Por último, diria que, como ainda nos encontramos numa fase de evolução muito acelerada, não devem estabelecer-se compromissos de longo prazo. Porque está tudo a mudar: hoje uma viatura propõe uma autonomia de 150 quilómetros, daqui a um ano provavelmente 220 ou 250 quilómetros…
É preciso manter alguma flexibilidade. No nosso caso, realizámos em 2021 o concurso dos 55 carros, mas os 70 carros para 2022 são um concurso distinto.
Proveitos e custos da transição energética
É possível quantificar quantas toneladas de CO2 deixam de emitir com esta decisão?
Na cidade de Lisboa, estes 55 carros vão provocar uma redução de 87% de CO2.
Mas, mais importante do que isso, vão reduzir 84% do NOx, as pequenas partículas que são ainda mais nocivas para a saúde.
Não são valores que estamos a atirar para o ar, resultam de cálculos feitos por instituições bastantes credíveis na área ambiental e inclusivamente corroborados pelo Eng.º Francisco Ferreira da Associação Zero.
E a quantificação em termos de poupança de custos de utilização. Também já foi feita?
Havia alguma preocupação neste aspeto. Pensávamos que íamos ter o custo muito acrescido, porque as viaturas elétricas são mais caras e o diferencial entre o consumo de gasóleo e o consumo de eletricidade não iria atenuar a diferença do custo de aquisição.
Há algum tempo, as próprias locadoras também estavam um bocadinho reticentes, porque não sabiam bem como fixar os valores residuais para um veículo com estas características.
Hoje tudo mudou um pouco; vamos admitir que os custos não são tão elevados quanto imaginámos inicialmente!

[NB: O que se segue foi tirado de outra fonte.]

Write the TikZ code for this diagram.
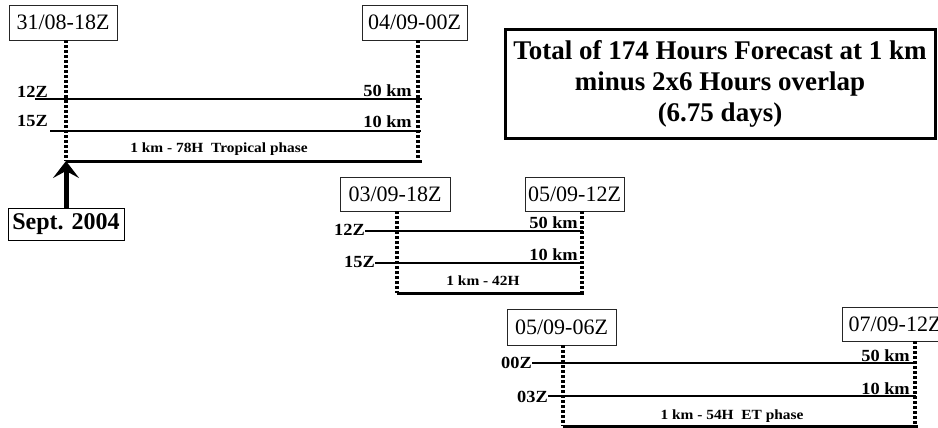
\documentclass[tikz,border=0pt]{standalone}
\usepackage{fontspec}
\setmainfont{Liberation Serif}
\newfontfamily\lblfont[FakeStretch=1.08]{Liberation Serif}
\newfontfamily\phfont[FakeStretch=1.1]{Liberation Serif}
\usetikzlibrary{arrows.meta}
\begin{document}
\begin{tikzpicture}[x=1pt,y=-1pt,
  datebox/.style={draw=black!85, line width=0.8pt, inner sep=0pt, font=\fontsize{22}{24}\selectfont},
  timeline/.style={line width=4.5pt, dash pattern=on 3pt off 2pt},
  fline/.style={line width=2pt},
  endline/.style={line width=3pt},
  hr/.style={font=\lblfont\bfseries\fontsize{17}{17}\selectfont, inner sep=0pt},
  phase/.style={font=\phfont\bfseries\fontsize{14}{14}\selectfont, inner sep=0pt, anchor=base},
]
\useasboundingbox (0,0) rectangle (938,428);

% ---------- Group 1 ----------
\node[datebox, minimum width=108pt, minimum height=35pt] (a1) at (63,22.5) {31/08-18Z};
\node[datebox, minimum width=105pt, minimum height=35pt] (b1) at (414.5,22.5) {04/09-00Z};
\coordinate (a1b) at (66,161);
\coordinate (b1b) at (418,161);
\coordinate (e1) at (422,161);
\draw[timeline] (a1.south -| a1b) -- (a1b);
\draw[timeline] (b1.south -| b1b) -- (b1b);
\node[hr, anchor=base west] (t12a) at (17,98) {12Z};
\node[hr, anchor=base west] (t15a) at (17,127) {15Z};
\coordinate (s12a) at (35,99);  \coordinate (r12a) at (422,99);
\coordinate (s15a) at (50,131); \coordinate (r15a) at (421,131);
\draw[fline] (s12a) -- (r12a);
\draw[fline] (s15a) -- (r15a);
\node[hr, anchor=base east] (k50a) at (412,96) {50 km};
\node[hr, anchor=base east] (k10a) at (412,128) {10 km};
\node[phase] (p1) at (219,152) {1 km - 78H\ \ Tropical phase};
\draw[endline] (a1b) -- (e1);

\node[draw, line width=1pt, inner sep=0pt, minimum width=116pt, minimum height=32pt,
      font=\bfseries\fontsize{24}{26}\selectfont] (sept) at (66,224) {Sept. 2004};
\draw[line width=5pt, -{Stealth[length=17pt, width=26pt, inset=7pt]}] (sept.north) -- (a1b);

% ---------- Group 2 ----------
\node[datebox, minimum width=110pt, minimum height=34pt] (a2) at (395,194) {03/09-18Z};
\node[datebox, minimum width=99pt, minimum height=34pt] (b2) at (574.5,194) {05/09-12Z};
\coordinate (a2b) at (397,293);
\coordinate (b2b) at (582,293);
\coordinate (e2) at (584,293);
\draw[timeline] (a2.south -| a2b) -- (a2b);
\draw[timeline] (b2.south -| b2b) -- (b2b);
\node[hr, anchor=base east] (t12b) at (365,235) {12Z};
\node[hr, anchor=base east] (t15b) at (375,267) {15Z};
\coordinate (r12b) at (583,231);
\coordinate (r15b) at (583,263);
\draw[fline] (365,231) -- (r12b);
\draw[fline] (375,263) -- (r15b);
\node[hr, anchor=base east] (k50b) at (578,228) {50 km};
\node[hr, anchor=base east] (k10b) at (578,260) {10 km};
\node[phase] (p2) at (483,285) {1 km - 42H};
\draw[endline] (a2b) -- (e2);

% ---------- Group 3 ----------
\node[datebox, minimum width=109pt, minimum height=36pt] (a3) at (561.5,327) {05/09-06Z};
\node[datebox, minimum width=106pt, minimum height=34pt] (b3) at (895,324) {07/09-12Z};
\coordinate (a3b) at (563,426);
\coordinate (b3b) at (915,426);
\coordinate (e3) at (918,426);
\draw[timeline] (a3.south -| a3b) -- (a3b);
\draw[timeline] (b3.south -| b3b) -- (b3b);
\node[hr, anchor=base east] (t00c) at (532,368) {00Z};
\node[hr, anchor=base east] (t03c) at (548,402) {03Z};
\coordinate (r00c) at (916,363);
\coordinate (r03c) at (916,396);
\draw[fline] (532,363) -- (r00c);
\draw[fline] (548,396) -- (r03c);
\node[hr, anchor=base east] (k50c) at (910,361) {50 km};
\node[hr, anchor=base east] (k10c) at (910,394) {10 km};
\node[phase] (p3) at (732,419) {1 km - 54H\ \ ET phase};
\draw[endline] (a3b) -- (e3);

% ---------- Summary box ----------
\node[draw, line width=3pt, minimum width=430pt, minimum height=108pt, inner sep=0pt,
      align=center, font=\bfseries\fontsize{27}{31}\selectfont] (tot) at (720,84)
  {Total of 174 Hours Forecast at 1 km\\minus 2x6 Hours overlap\\(6.75 days)};
\end{tikzpicture}
\end{document}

Além dos benefícios fiscais previstos, puderam contar com mais algum apoio na transição energética da frota?
Não. Nem sequer o que existe, não vale a pena. A descarbonização das cidades, a diminuição da pegada carbónica, etc., toda a gente gosta muito de abordar o tema, mas ninguém está disposto a pagar.
Desde as autarquias aos governos, até os próprios utilizadores. Fala-se muito de uma nova política ambiental mas depois, quando é para pagar, é uma chatice. Claramente devia haver mais consciência também em relação à questão dos custos. Porque alguém tem de pagar esta mudança.
Os utilizadores das viaturas elétricas receberam algum tipo de formação?
Sim, os operacionais. Formação nossa, da DPD Portugal, já que temos uma equipa habilitada para fazê-lo.
Receberam também alguma formação da Mercedes-Benz e a marca continua a dar essa formação consoante as carrinhas vão sendo entregues.
E qual tem sido a recetividade?
Tem sido uma surpresa. Pensávamos que iam chegar ao final do dia praticamente sem bateria, que iriam abusar… mas até agora não!
Tem corrido muito bem. E os condutores gostam muito. Para eles, só o facto de a transmissão não ser manual já é uma mais-valia tremenda. Além da condução ser mais silenciosa. Por isso, o feedback tem sido ótimo.
Eletrificação da frota administrativa
No que respeita às viaturas administrativas? Há tendência para fazer a mesma transição dos modelos de passageiros?
Em cada escalão de atribuição propomos vários modelos que o utilizador pode escolher. Incluindo carros elétricos.
Em alguns casos, até com o benefício de poderem escolher um carro com valor de aquisição um pouco mais elevado, pelo facto de ser elétrico. Para incentivarmos que faça essa escolha.
A questão tem sido as autonomias. No meu caso, hoje estou em Lisboa, amanhã estou no Porto, depois de amanhã em Faro… e não temos ainda uma infraestrutura de carregamento, uma agilidade e uma rapidez de carregamento que torne eficiente este tipo de deslocações. Isto ainda é um problema.
Seguramente, nos próximos três ou quatro anos, as autonomias vão aumentar bastante, as possibilidades e a rapidez de carregamento vão tornar o processo mais rápido. Daí que acredite que, nessa altura, a nossa frota administrativa seja cada vez mais elétrica.
Mesmo assim, já temos alguns colaboradores com carros elétricos, especialmente de pessoas que vivem na zona de Lisboa e que fazem poucos quilómetros. Por isso já temos carros elétricos na frota administrativa e viaturas plug-in.
Há quem diga que o plug-in deve-se em parte aos benefícios fiscais, mas não. É realmente uma solução interessante, porque em cidade torna-se possível conduzir apenas em modo elétrico.
Desde que disponham de possibilidade de carregamento e que o façam…
Os colaboradores com carro da empresa têm aqui, na sede da DPD Portugal, toda a estrutura de carregamento disponível durante o dia. Quando precisam de fazer uma viagem maior utilizam o gasóleo ou a gasolina, consoante o tipo de carro.
Temos a vantagem de dispor de uma infraestrutura de carregamento em Lisboa e no Porto – onde está concentrada a maior parte do pessoal administrativo. É chegar, ligar a tomada e o carro fica a carregar enquanto o condutor está a trabalhar.